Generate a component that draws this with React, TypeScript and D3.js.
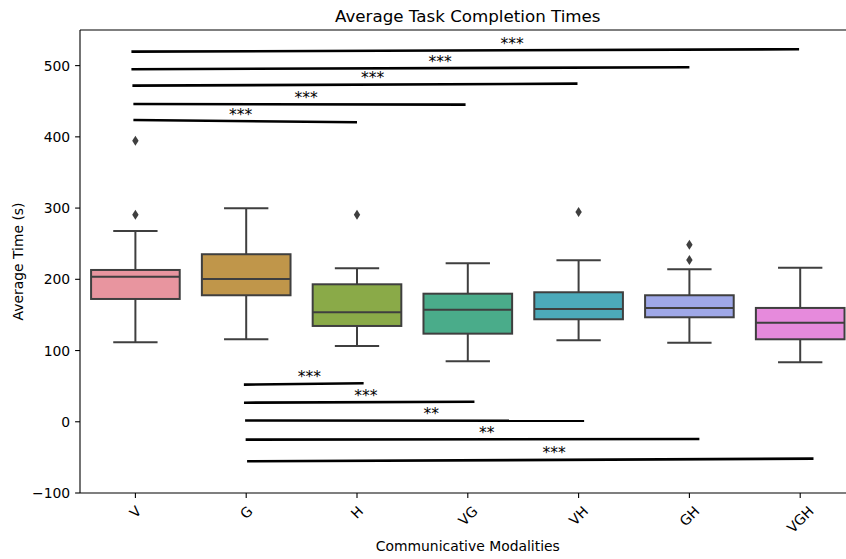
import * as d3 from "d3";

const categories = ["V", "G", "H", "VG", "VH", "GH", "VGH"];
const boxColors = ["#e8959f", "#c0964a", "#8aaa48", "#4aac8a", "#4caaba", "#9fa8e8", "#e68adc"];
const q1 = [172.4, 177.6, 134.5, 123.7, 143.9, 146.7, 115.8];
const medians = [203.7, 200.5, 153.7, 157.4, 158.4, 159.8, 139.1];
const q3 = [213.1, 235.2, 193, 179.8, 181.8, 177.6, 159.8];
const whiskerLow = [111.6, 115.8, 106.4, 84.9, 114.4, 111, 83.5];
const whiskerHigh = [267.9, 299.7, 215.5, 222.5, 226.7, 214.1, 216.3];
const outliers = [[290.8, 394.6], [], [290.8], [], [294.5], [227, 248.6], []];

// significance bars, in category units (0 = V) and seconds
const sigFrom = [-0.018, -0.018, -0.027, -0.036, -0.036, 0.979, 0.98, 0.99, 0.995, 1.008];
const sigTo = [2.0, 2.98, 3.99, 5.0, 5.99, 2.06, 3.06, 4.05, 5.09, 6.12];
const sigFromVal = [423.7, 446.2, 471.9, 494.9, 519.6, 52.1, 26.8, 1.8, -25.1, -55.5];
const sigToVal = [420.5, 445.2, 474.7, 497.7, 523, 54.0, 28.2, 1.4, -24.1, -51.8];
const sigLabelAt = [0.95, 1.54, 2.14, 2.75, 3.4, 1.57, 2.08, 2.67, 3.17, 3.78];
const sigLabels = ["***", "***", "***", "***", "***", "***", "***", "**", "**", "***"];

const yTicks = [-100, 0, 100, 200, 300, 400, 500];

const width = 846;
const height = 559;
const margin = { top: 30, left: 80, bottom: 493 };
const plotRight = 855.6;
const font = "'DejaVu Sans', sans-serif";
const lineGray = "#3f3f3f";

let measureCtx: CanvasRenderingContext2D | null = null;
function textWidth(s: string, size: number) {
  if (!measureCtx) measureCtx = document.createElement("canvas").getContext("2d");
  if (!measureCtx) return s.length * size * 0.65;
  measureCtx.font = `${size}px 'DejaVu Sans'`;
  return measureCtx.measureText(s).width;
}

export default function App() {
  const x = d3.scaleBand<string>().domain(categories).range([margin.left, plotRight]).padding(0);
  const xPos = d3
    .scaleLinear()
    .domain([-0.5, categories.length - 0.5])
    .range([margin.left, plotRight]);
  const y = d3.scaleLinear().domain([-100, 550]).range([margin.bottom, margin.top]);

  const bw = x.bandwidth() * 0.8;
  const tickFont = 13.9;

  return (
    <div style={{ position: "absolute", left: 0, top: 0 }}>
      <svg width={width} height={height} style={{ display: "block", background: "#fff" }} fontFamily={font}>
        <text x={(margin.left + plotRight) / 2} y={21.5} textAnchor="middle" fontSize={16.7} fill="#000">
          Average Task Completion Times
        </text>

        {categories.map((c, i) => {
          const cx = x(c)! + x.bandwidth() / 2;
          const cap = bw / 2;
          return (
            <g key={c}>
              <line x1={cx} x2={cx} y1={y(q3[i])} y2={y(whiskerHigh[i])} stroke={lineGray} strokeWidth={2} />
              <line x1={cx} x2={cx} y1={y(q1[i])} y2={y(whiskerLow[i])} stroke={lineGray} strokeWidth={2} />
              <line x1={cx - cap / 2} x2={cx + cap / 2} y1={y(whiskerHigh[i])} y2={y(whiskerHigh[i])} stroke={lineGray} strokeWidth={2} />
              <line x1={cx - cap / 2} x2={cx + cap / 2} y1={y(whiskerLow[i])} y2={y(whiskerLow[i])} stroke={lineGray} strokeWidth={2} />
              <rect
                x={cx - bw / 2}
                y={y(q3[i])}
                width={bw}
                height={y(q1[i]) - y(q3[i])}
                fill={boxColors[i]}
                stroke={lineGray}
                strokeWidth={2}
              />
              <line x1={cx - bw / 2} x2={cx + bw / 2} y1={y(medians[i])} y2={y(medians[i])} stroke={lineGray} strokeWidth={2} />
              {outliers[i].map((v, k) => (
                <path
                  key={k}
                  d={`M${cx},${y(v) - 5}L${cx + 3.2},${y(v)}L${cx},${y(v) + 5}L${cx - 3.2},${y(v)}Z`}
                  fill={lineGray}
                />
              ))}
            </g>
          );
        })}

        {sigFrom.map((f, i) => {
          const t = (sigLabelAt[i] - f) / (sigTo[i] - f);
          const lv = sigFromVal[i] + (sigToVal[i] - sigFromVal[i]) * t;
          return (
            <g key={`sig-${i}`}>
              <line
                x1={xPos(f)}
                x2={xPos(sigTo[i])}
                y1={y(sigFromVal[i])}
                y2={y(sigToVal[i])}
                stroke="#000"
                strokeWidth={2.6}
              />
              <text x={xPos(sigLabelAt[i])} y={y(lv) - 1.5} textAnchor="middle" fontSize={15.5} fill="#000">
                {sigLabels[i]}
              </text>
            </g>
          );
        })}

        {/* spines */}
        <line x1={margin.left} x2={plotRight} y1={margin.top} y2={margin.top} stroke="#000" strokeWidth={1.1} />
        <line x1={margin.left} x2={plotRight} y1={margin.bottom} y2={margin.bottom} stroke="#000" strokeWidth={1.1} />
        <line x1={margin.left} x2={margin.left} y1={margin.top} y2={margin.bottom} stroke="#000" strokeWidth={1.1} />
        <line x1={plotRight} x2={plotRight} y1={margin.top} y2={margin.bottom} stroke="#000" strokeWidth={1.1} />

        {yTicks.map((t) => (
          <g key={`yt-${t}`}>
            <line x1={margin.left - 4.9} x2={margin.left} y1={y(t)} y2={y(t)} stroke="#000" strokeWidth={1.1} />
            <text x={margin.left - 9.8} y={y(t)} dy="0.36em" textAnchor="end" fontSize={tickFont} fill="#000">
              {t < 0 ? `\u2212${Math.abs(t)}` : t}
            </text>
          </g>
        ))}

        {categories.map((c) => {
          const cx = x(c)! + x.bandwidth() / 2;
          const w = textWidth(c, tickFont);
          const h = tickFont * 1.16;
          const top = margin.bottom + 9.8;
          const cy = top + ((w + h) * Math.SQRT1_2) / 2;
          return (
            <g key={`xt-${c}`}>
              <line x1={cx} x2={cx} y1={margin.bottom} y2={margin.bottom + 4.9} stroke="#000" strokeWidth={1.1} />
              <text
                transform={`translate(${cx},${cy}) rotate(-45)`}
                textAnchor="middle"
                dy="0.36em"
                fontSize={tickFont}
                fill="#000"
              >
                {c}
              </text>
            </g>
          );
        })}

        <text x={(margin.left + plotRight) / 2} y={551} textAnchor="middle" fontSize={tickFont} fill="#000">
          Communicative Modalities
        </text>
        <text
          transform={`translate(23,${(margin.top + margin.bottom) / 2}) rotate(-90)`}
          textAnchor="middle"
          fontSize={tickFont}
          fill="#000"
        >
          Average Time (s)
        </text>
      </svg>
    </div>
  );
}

**SET TASK**: Please take the lines from the beginning of the data above through the line holding "import * as" and transcribe them exactly, without any pictures.

**ANSWER TO THE TASK**:
Generate a component that draws this with React, TypeScript and D3.js.
import * as d3 from "d3";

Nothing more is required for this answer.